In fact, the structure of the book is deceptively simple. While Jerome, a bright and happy child armed with a pencil and the word “wonder,” is seen at first diligently copying words from posters, books, and personal conversations. Later, he begins to amass words that are much more difficult, and to become effectively obsessed with carting them around and pasting them carefully into scrapbooks. I wondered if it was not a contradiction of the book’s purpose, but then I realized that each of these words could be “translated” into a more familiar one.
“Vociferous” could be loud and excited, “aromatic” good- smelling, and “misanthropic,” unfriendly. The very fact that the events of the book are so clear and straightforward means that there are fewer distractions from its mission: to explain to young children how fascinating and special words are.

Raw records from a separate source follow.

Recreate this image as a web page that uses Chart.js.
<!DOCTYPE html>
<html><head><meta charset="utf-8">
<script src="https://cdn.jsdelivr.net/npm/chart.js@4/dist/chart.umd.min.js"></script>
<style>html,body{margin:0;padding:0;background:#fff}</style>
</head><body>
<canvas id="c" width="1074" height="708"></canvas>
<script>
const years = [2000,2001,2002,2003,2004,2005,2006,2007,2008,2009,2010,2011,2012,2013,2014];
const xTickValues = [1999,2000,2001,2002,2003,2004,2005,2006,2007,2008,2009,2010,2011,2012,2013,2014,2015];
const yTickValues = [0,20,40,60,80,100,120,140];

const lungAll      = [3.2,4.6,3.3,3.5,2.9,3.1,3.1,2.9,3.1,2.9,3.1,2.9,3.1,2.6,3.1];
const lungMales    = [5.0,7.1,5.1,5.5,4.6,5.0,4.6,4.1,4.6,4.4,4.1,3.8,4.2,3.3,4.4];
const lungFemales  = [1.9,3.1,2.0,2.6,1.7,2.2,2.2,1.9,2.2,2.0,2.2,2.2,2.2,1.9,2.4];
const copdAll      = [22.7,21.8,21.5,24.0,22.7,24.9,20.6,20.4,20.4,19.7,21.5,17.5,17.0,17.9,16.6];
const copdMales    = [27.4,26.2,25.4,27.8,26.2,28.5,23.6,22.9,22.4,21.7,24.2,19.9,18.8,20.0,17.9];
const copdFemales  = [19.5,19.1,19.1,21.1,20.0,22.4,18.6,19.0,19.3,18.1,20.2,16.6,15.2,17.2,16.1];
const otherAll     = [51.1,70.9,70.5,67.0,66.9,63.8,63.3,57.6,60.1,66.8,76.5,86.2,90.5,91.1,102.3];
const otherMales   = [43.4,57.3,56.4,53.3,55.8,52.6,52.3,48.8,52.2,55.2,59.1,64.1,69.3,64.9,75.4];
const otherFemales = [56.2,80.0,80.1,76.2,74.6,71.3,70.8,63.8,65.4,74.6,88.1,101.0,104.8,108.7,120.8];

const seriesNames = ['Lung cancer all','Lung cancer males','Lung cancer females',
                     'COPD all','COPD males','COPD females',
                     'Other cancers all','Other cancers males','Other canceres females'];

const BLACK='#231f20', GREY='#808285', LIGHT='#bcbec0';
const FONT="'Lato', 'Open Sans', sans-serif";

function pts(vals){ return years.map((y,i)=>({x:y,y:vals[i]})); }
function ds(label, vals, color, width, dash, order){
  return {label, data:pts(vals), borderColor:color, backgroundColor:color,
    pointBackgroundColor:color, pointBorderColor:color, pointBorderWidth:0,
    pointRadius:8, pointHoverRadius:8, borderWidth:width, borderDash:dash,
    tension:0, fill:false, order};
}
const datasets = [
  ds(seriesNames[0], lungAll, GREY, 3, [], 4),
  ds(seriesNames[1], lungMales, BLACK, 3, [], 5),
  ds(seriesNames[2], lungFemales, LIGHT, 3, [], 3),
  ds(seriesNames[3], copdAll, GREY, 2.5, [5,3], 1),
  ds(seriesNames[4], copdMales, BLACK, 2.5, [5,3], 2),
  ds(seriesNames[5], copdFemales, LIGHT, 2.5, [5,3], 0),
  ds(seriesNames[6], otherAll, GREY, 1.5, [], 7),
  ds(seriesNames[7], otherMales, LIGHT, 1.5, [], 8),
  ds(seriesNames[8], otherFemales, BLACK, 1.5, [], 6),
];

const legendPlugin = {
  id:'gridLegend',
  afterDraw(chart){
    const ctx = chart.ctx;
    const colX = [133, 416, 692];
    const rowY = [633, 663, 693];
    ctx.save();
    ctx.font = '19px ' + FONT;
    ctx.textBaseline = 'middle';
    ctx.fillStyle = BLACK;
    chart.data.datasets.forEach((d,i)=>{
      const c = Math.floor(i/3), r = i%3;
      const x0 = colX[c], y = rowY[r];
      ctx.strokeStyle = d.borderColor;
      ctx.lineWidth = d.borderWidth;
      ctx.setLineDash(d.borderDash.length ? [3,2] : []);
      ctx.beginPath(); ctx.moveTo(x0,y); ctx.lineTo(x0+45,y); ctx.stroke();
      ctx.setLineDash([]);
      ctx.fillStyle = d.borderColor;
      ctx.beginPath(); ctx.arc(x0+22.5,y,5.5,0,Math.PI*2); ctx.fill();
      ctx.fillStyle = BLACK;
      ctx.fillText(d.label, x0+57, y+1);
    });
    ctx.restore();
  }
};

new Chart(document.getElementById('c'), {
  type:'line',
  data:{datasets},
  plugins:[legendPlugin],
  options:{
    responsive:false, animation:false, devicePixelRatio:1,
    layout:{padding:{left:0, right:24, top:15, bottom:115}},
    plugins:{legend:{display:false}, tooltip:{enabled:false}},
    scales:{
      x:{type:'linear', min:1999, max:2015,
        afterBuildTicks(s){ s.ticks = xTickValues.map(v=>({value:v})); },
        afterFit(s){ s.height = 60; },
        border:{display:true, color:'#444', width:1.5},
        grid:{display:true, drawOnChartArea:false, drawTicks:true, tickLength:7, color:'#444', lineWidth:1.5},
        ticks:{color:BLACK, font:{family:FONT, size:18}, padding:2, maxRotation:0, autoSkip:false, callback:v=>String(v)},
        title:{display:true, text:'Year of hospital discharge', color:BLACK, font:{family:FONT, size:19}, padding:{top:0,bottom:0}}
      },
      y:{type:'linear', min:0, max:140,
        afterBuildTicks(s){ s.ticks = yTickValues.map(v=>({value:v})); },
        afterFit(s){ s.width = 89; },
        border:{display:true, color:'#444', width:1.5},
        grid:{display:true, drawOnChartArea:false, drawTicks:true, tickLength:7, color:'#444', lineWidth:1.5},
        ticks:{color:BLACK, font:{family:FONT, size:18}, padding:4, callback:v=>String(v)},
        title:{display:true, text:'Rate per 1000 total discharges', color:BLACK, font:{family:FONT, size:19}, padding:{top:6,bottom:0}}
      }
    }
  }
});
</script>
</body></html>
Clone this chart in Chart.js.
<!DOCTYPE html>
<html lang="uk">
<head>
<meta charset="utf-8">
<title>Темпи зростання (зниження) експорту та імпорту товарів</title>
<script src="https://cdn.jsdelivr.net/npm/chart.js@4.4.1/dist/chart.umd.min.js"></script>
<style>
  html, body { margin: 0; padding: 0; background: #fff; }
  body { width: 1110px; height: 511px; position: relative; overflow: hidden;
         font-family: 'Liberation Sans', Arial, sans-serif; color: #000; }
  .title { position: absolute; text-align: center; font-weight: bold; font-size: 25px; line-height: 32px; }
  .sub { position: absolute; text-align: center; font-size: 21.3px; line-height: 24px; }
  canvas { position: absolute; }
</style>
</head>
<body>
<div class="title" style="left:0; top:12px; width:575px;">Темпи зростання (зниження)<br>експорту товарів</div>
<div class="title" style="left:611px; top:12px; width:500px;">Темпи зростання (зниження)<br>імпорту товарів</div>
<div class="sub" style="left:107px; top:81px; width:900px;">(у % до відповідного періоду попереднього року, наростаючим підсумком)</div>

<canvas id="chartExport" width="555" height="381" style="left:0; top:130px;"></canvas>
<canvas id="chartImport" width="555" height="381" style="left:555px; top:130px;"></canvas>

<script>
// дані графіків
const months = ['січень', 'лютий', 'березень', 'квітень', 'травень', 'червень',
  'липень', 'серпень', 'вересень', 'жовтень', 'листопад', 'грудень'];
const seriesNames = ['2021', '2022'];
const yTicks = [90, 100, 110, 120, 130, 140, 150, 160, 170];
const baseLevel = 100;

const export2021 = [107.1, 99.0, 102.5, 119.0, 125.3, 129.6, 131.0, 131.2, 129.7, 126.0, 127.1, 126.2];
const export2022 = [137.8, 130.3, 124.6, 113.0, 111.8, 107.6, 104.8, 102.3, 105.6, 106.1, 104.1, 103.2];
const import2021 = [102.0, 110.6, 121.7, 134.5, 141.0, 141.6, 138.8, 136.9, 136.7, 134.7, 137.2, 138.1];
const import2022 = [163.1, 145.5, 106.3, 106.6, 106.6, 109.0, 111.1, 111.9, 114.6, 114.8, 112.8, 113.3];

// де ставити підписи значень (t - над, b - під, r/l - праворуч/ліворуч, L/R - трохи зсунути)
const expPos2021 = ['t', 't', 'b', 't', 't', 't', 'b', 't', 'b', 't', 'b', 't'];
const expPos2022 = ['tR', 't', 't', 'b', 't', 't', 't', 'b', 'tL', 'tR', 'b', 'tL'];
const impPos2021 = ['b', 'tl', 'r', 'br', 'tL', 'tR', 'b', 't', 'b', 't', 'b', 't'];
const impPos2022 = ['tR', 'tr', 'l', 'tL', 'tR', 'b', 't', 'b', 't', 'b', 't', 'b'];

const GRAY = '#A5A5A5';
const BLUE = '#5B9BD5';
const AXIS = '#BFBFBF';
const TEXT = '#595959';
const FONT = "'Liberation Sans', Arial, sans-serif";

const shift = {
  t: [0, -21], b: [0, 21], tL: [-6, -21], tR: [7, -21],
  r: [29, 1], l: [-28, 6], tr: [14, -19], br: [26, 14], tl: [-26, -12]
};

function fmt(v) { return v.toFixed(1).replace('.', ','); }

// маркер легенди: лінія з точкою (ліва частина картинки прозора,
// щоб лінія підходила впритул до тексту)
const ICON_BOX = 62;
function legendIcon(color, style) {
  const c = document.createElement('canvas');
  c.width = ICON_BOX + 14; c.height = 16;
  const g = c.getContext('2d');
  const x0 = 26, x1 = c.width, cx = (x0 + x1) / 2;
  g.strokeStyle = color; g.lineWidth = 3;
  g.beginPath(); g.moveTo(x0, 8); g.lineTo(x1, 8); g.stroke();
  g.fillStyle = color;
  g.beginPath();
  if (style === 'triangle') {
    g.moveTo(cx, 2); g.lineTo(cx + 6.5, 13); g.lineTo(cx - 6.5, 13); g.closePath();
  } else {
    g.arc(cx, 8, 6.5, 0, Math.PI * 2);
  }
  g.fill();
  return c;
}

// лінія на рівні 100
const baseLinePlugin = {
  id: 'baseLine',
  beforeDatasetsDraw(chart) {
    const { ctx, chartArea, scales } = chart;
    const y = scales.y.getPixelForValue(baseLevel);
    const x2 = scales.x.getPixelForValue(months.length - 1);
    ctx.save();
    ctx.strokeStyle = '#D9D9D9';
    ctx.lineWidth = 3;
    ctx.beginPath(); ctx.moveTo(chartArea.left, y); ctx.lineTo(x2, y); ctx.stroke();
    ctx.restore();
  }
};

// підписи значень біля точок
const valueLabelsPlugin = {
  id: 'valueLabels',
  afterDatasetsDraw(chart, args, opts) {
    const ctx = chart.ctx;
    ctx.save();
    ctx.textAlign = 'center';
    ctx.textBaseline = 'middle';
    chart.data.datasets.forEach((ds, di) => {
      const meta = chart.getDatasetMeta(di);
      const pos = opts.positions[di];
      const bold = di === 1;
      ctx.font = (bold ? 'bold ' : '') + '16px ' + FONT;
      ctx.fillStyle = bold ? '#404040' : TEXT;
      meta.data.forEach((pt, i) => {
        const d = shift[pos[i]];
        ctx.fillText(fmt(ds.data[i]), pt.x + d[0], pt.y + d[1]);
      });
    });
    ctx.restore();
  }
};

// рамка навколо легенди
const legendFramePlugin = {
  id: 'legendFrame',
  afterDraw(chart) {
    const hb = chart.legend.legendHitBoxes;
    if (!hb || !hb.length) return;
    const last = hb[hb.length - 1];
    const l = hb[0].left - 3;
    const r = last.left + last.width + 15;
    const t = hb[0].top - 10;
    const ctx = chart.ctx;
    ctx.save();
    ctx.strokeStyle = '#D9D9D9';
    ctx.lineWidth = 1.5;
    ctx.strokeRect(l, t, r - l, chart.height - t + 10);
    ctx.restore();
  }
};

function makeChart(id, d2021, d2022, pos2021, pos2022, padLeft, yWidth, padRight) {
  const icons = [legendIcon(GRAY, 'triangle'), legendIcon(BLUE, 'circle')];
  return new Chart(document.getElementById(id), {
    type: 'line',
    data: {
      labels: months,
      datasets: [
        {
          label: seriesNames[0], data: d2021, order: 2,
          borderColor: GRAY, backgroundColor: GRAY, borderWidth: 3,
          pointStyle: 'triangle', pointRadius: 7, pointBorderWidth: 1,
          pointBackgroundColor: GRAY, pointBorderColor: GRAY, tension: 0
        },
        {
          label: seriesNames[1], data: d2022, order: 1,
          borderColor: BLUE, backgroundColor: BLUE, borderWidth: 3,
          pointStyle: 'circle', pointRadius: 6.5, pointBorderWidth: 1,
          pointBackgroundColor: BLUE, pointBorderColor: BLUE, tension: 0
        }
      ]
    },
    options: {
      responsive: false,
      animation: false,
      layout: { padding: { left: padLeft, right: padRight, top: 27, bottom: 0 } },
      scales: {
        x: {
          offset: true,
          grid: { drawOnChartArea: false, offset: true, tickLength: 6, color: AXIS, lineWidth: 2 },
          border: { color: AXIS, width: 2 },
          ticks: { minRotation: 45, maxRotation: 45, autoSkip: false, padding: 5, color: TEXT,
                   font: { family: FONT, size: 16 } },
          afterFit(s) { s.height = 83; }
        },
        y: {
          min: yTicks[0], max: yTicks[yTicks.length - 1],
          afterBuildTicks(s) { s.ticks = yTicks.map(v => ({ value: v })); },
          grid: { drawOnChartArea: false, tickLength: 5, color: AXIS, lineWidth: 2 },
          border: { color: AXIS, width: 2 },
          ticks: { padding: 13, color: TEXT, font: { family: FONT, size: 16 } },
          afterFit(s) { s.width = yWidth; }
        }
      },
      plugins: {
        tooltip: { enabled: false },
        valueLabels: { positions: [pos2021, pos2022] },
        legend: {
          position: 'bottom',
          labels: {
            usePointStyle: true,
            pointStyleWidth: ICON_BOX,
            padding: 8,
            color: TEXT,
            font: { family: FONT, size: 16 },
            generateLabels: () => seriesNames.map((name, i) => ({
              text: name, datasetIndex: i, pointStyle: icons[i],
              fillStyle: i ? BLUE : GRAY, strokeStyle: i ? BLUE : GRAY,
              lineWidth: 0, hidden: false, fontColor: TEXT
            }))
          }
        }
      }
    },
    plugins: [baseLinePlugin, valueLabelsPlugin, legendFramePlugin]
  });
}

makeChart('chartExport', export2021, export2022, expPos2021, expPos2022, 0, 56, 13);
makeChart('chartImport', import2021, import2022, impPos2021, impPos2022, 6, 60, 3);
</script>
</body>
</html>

The pictures are intentionally basic, funny, and endearing portraits of children, who are members of different races and ethnic groups unaffectedly interacting with one another. They are entertained by Jerome’s poems, and impressed by the sincerity of his “powerful” words, including “I’m sorry,” and “I understand.” The two-page spread of children gleefully reaching up to catch Jerome’s words falling about them will be easily understood by word collectors, young and old. You may find yourself whispering thanks for the symphony of dreams cascading around you, untethered from one another and dreaming of freedom. (See the book’s cover!)